» What you will do
From the very first line of the data to the line containing "seriesNames = ['NTC','RNAI_AMS_1','RNAI_AMS_2','RNAI_AMS_3'];", retype everything exactly, leaving the pictures behind.

» Given data
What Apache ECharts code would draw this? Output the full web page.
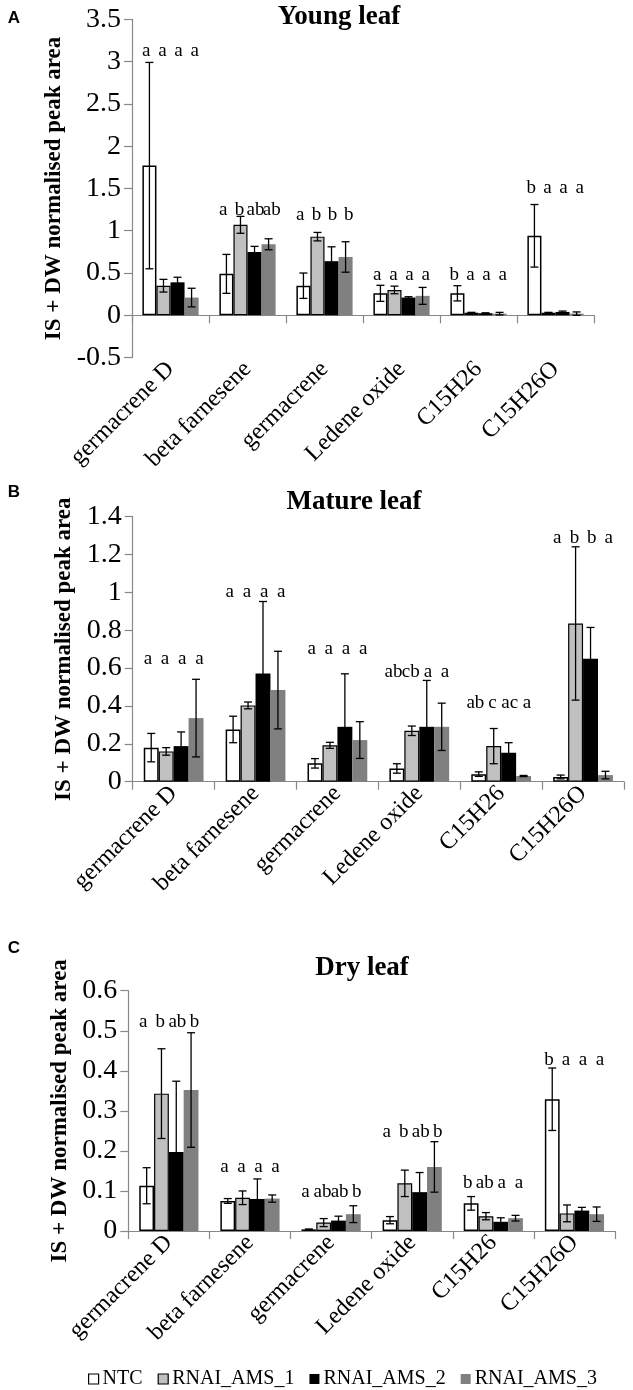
<!DOCTYPE html>
<html><head><meta charset="utf-8">
<script src="https://cdn.jsdelivr.net/npm/echarts@6/dist/echarts.min.js"></script>
<style>html,body{margin:0;padding:0;background:#fff}#c{width:633px;height:1390px}</style>
</head><body><div id="c"></div>
<script>
const categories = ['germacrene D','beta farnesene','germacrene','Ledene oxide','C15H26','C15H26O'];
const seriesNames = ['NTC','RNAI_AMS_1','RNAI_AMS_2','RNAI_AMS_3'];

// Young leaf
const youngNTC  = [1.77, 0.49, 0.35, 0.26, 0.26, 0.94];
const youngAMS1 = [0.35, 1.07, 0.93, 0.30, 0.03, 0.03];
const youngAMS2 = [0.39, 0.75, 0.64, 0.21, 0.025, 0.04];
const youngAMS3 = [0.21, 0.84, 0.69, 0.23, 0.02, 0.02];
const youngErrNTC  = [1.22, 0.23, 0.15, 0.095, 0.09, 0.37];
const youngErrAMS1 = [0.075, 0.10, 0.05, 0.045, 0.005, 0.005];
const youngErrAMS2 = [0.06, 0.065, 0.17, 0.01, 0.005, 0.01];
const youngErrAMS3 = [0.11, 0.065, 0.18, 0.10, 0.015, 0.02];
const youngLetters = [['a','a','a','a'],['a','b','ab','ab'],['a','b','b','b'],['a','a','a','a'],['b','a','a','a'],['b','a','a','a']];
const youngLetterY = [3.13, 1.245, 1.185, 0.476, 0.476, 1.5];
const youngTicks = {min: -0.5, max: 3.5, interval: 0.5};

// Mature leaf
const matureNTC  = [0.18, 0.276, 0.097, 0.07, 0.04, 0.025];
const matureAMS1 = [0.16, 0.403, 0.192, 0.269, 0.188, 0.836];
const matureAMS2 = [0.188, 0.572, 0.29, 0.29, 0.153, 0.65];
const matureAMS3 = [0.336, 0.484, 0.22, 0.29, 0.03, 0.035];
const matureErrNTC  = [0.075, 0.07, 0.025, 0.025, 0.012, 0.01];
const matureErrAMS1 = [0.02, 0.018, 0.016, 0.025, 0.093, 0.405];
const matureErrAMS2 = [0.075, 0.38, 0.28, 0.245, 0.053, 0.165];
const matureErrAMS3 = [0.205, 0.205, 0.097, 0.125, 0.003, 0.02];
const matureLetters = [['a','a','a','a'],['a','a','a','a'],['a','a','a','a'],['ab','cb','a','a'],['ab','c','ac','a'],['a','b','b','a']];
const matureLetterY = [0.65, 1.0, 0.70, 0.58, 0.415, 1.29];
const matureTicks = {min: 0, max: 1.4, interval: 0.2};

// Dry leaf
const dryNTC  = [0.113, 0.075, 0.004, 0.027, 0.069, 0.329];
const dryAMS1 = [0.343, 0.083, 0.021, 0.119, 0.037, 0.044];
const dryAMS2 = [0.197, 0.08, 0.026, 0.097, 0.023, 0.051];
const dryAMS3 = [0.352, 0.081, 0.042, 0.16, 0.032, 0.042];
const dryErrNTC  = [0.045, 0.006, 0.001, 0.009, 0.017, 0.078];
const dryErrAMS1 = [0.112, 0.017, 0.01, 0.033, 0.009, 0.021];
const dryErrAMS2 = [0.177, 0.05, 0.011, 0.049, 0.01, 0.008];
const dryErrAMS3 = [0.143, 0.009, 0.021, 0.063, 0.007, 0.018];
const dryLetters = [['a','b','ab','b'],['a','a','a','a'],['a','ab','ab','b'],['a','b','ab','b'],['b','ab','a','a'],['b','a','a','a']];
const dryLetterY = [0.523, 0.16, 0.098, 0.248, 0.12, 0.427];
const dryTicks = {min: 0, max: 0.6, interval: 0.1};

const panelTitles = ['Young leaf','Mature leaf','Dry leaf'];
const panelLetters = ['A','B','C'];
const yName = 'IS + DW normalised peak area';

const panels = [
  {vals:[youngNTC,youngAMS1,youngAMS2,youngAMS3], errs:[youngErrNTC,youngErrAMS1,youngErrAMS2,youngErrAMS3], letters:youngLetters, letterY:youngLetterY, ticks:youngTicks,
   grid:{left:132, top:19.3, width:462, height:338.3}, nameGap:61, title:[339,17], tag:[14,18]},
  {vals:[matureNTC,matureAMS1,matureAMS2,matureAMS3], errs:[matureErrNTC,matureErrAMS1,matureErrAMS2,matureErrAMS3], letters:matureLetters, letterY:matureLetterY, ticks:matureTicks,
   grid:{left:132.7, top:516.7, width:491.3, height:265}, nameGap:56, title:[354,502], tag:[14,492]},
  {vals:[dryNTC,dryAMS1,dryAMS2,dryAMS3], errs:[dryErrNTC,dryErrAMS1,dryErrAMS2,dryErrAMS3], letters:dryLetters, letterY:dryLetterY, ticks:dryTicks,
   grid:{left:128.3, top:990.7, width:486.7, height:240.3}, nameGap:57, title:[362,968], tag:[14,948]}
];

const SERIF = 'Liberation Serif, "Times New Roman", serif';
const GAP = 0.27;
const fills = ['#ffffff','#c0c0c0','#000000','#808080'];
const borders = ['#000000','#000000','#000000','#808080'];
const borderW = [1.5,1.2,0,0];

const grids = [], xAxes = [], yAxes = [], series = [], graphics = [];
panels.forEach((p, gi) => {
  grids.push(Object.assign({containLabel:false}, p.grid));
  xAxes.push({
    type:'category', gridIndex:gi, data:categories,
    axisLine:{show:true, onZero:true, lineStyle:{color:'#888', width:1.2}},
    axisTick:{show:true, length:8, lineStyle:{color:'#888', width:1.2}},
    axisLabel:{rotate:45, interval:0, margin:8, fontFamily:SERIF, fontSize:24, color:'#000'},
    splitLine:{show:false}
  });
  yAxes.push({
    type:'value', gridIndex:gi, min:p.ticks.min, max:p.ticks.max, interval:p.ticks.interval,
    name:yName, nameLocation:'middle', nameGap:p.nameGap,
    nameTextStyle:{fontFamily:SERIF, fontSize:23, fontWeight:'bold', color:'#000'},
    axisLine:{show:true, onZero:false, lineStyle:{color:'#888', width:1.2}},
    axisTick:{show:true, length:8, lineStyle:{color:'#888', width:1.2}},
    axisLabel:{margin:11, fontFamily:SERIF, fontSize:28, color:'#000'},
    splitLine:{show:false}
  });
  p.vals.forEach((arr, si) => {
    series.push({
      type:'bar', name:seriesNames[si], xAxisIndex:gi, yAxisIndex:gi, data:arr,
      barGap:'0%', barCategoryGap:(GAP*100)+'%',
      itemStyle:{color:fills[si], borderColor:borders[si], borderWidth:borderW[si]},
      emphasis:{disabled:true}, silent:true
    });
  });
  p.vals.forEach((arr, si) => {
    const errs = p.errs[si];
    series.push({
      type:'custom', xAxisIndex:gi, yAxisIndex:gi, z:10, silent:true,
      data: arr.map((v,i)=>[i, v, errs[i]]),
      encode:{x:0, y:1},
      renderItem(params, api){
        const ci = api.value(0), v = api.value(1), e = api.value(2);
        const band = api.size([1,0])[0];
        const bw = band*(1-GAP)/4;
        const x = api.coord([ci, v])[0] + (si-1.5)*bw;
        const yHi = api.coord([ci, v+e])[1], yLo = api.coord([ci, v-e])[1];
        const cap = 4;
        const st = {stroke:'#000', lineWidth:1.3};
        return {type:'group', children:[
          {type:'line', shape:{x1:x,y1:yHi,x2:x,y2:yLo}, style:st},
          {type:'line', shape:{x1:x-cap,y1:yHi,x2:x+cap,y2:yHi}, style:st},
          {type:'line', shape:{x1:x-cap,y1:yLo,x2:x+cap,y2:yLo}, style:st}
        ]};
      }
    });
  });
  const ldata = [];
  p.letters.forEach((row, ci) => row.forEach((t, si) => ldata.push([ci, p.letterY[ci], si, t])));
  series.push({
    type:'custom', xAxisIndex:gi, yAxisIndex:gi, z:11, silent:true,
    data: ldata, encode:{x:0, y:1},
    renderItem(params, api){
      const ci = api.value(0), y = api.value(1), si = api.value(2);
      const t = ldata[params.dataIndex][3];
      const band = api.size([1,0])[0];
      const bw = band*(1-GAP)/4;
      const pt = api.coord([ci, y]);
      return {type:'text', x: pt[0] + (si-1.5)*bw*1.15, y: pt[1],
        style:{text:t, font:'19px '+SERIF, fill:'#000', align:'center', verticalAlign:'middle'}};
    }
  });
  graphics.push({type:'text', x:p.title[0], y:p.title[1],
    style:{text:panelTitles[gi], font:'bold 27px '+SERIF, fill:'#000', align:'center', verticalAlign:'middle'}});
  graphics.push({type:'text', x:p.tag[0], y:p.tag[1],
    style:{text:panelLetters[gi], font:'bold 17px "Liberation Sans", Arial, sans-serif', fill:'#000', align:'center', verticalAlign:'middle'}});
});

const chart = echarts.init(document.getElementById('c'), null, {renderer:'canvas'});
chart.setOption({
  animation:false,
  backgroundColor:'#fff',
  grid:grids, xAxis:xAxes, yAxis:yAxes, series:series, graphic:graphics,
  legend:{
    top:1364, left:83, itemWidth:10, itemHeight:10, itemGap:15, icon:'rect',
    textStyle:{fontFamily:SERIF, fontSize:20, color:'#000', padding:[0,0,0,-1]},
    data: seriesNames.map((n,si)=>({name:n, itemStyle:{color:fills[si], borderColor:si<2?'#000':fills[si], borderWidth:si<2?1.2:0}})),
    selectedMode:false
  }
});
</script></body></html>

» Result of this exercise
What Apache ECharts code would draw this? Output the full web page.
<!DOCTYPE html>
<html><head><meta charset="utf-8">
<script src="https://cdn.jsdelivr.net/npm/echarts@6/dist/echarts.min.js"></script>
<style>html,body{margin:0;padding:0;background:#fff}#c{width:633px;height:1390px}</style>
</head><body><div id="c"></div>
<script>
const categories = ['germacrene D','beta farnesene','germacrene','Ledene oxide','C15H26','C15H26O'];
const seriesNames = ['NTC','RNAI_AMS_1','RNAI_AMS_2','RNAI_AMS_3'];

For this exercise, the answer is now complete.